A number of those racing had summer racing gear on with arm warmers, leg warmers and a gilet.

Fair enough, it wasn’t that bad at the start. And while the forecast was for bad weather, conditions turned a lot quicker than was expected.

Other sports were also affected, matches abandoned and events cancelled before they started.

But even though things got nastier more quickly than expected, it was raining before the start; it was cold and sleet was forecast.

Wet and cold gear should have been in the team cars. Or rain jackets should have been rolled up into pockets, or on the riders.

Cycling gear is so good these days that there is no reason for not having it close at hand. So what if it flaps in the wind a bit and slows you down some?

If it keeps you warm and in the race, happy days. In Ireland, as we all know, you can get sun burned and hypothermia in the one day in the middle of the summer. And this is March; spring time.

I don’t want to sound (too much) like a dinosaur. But I wonder if the large numbers of riders pulling out was at least partly due to changed winter training habits.

There is more of a tendency now for riders to opt out of winter training rides in favour of turbo trainer sessions if the weather is bad.

It has been said to me hundreds of times: ‘I’m going to do a turbo session because it’s too cold to go out, too wet, too windy’. Or ‘I can do a better training session on the turbo’ and even ‘I don’t want to get my bike dirty’. On it goes.

But no turbo session will prepare you for a cold wet windy day or a day like last Sunday. You have to ride and train in all sorts of weather conditions, hot and cold, to learn how to cope.

You have to do it repeatedly to learn what gear you need to use and to test that kit. You need to learn what food you can eat or what you can get out of tiny pockets and open with big winter gloves on.

Long winter rides also drill into you how much you need to drink and what to put in your bottles, or not. How do you learn these things sitting on a turbo?

I not suggesting riders need to train in crazy conditions to prove that they’re tough or “proper cyclists”. And there is nothing wrong with training indoors, within reason.

But cycling is the kind of sport that you have to repeat over and over to dial it in. And if you’re going to race in winter conditions – as we do through the year in Ireland – you need to train in the full range of weather.

It’s not about proving yourself, showing off or being careless. But facing the elements out training, without compromising safety, is good preparation for facing those same conditions in races, as we all inevitably will.

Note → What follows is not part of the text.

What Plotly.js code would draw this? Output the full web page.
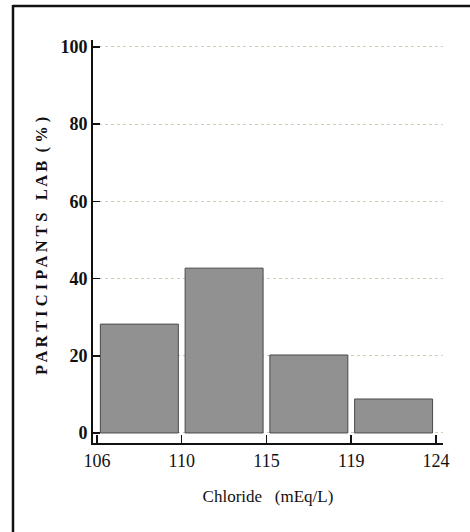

A few things to think about

  • For your next training camp, if you are a racer going racing in Ireland; try Kerry or anywhere in the Wild West. These camps will be more suited to preparing you for racing here in our conditions.
  • Spend less time on the turbo and more time out in the great outdoors experiencing the wonderful Irish weather.
  • Test your gear, food and drinking plans that you will use when racing.
  • Remember the old saying; there’s no such thing as bad weather, just incorrect clothing. It’s not 100 per cent accurate all the time, but mostly it is.
  • Gear for wet and cold conditions should always travel with you to the races as well as the sun cream.
  • Check the weather closely and tweak your approach on the day to suit it. Again, it’s not foolproof, but it is very helpful.

We all get caught out the odd time, nobody is perfect. And anyone who was caught out last Sunday will know better the next time. So even if they abandoned the race, it wasn’t a waste of time, far from it.

That’s the beauty of the sport; you never stop learning and there’s no shortage of new experiences. Don’t do anything crazy but don’t be afraid to embrace all aspects of the cycling game.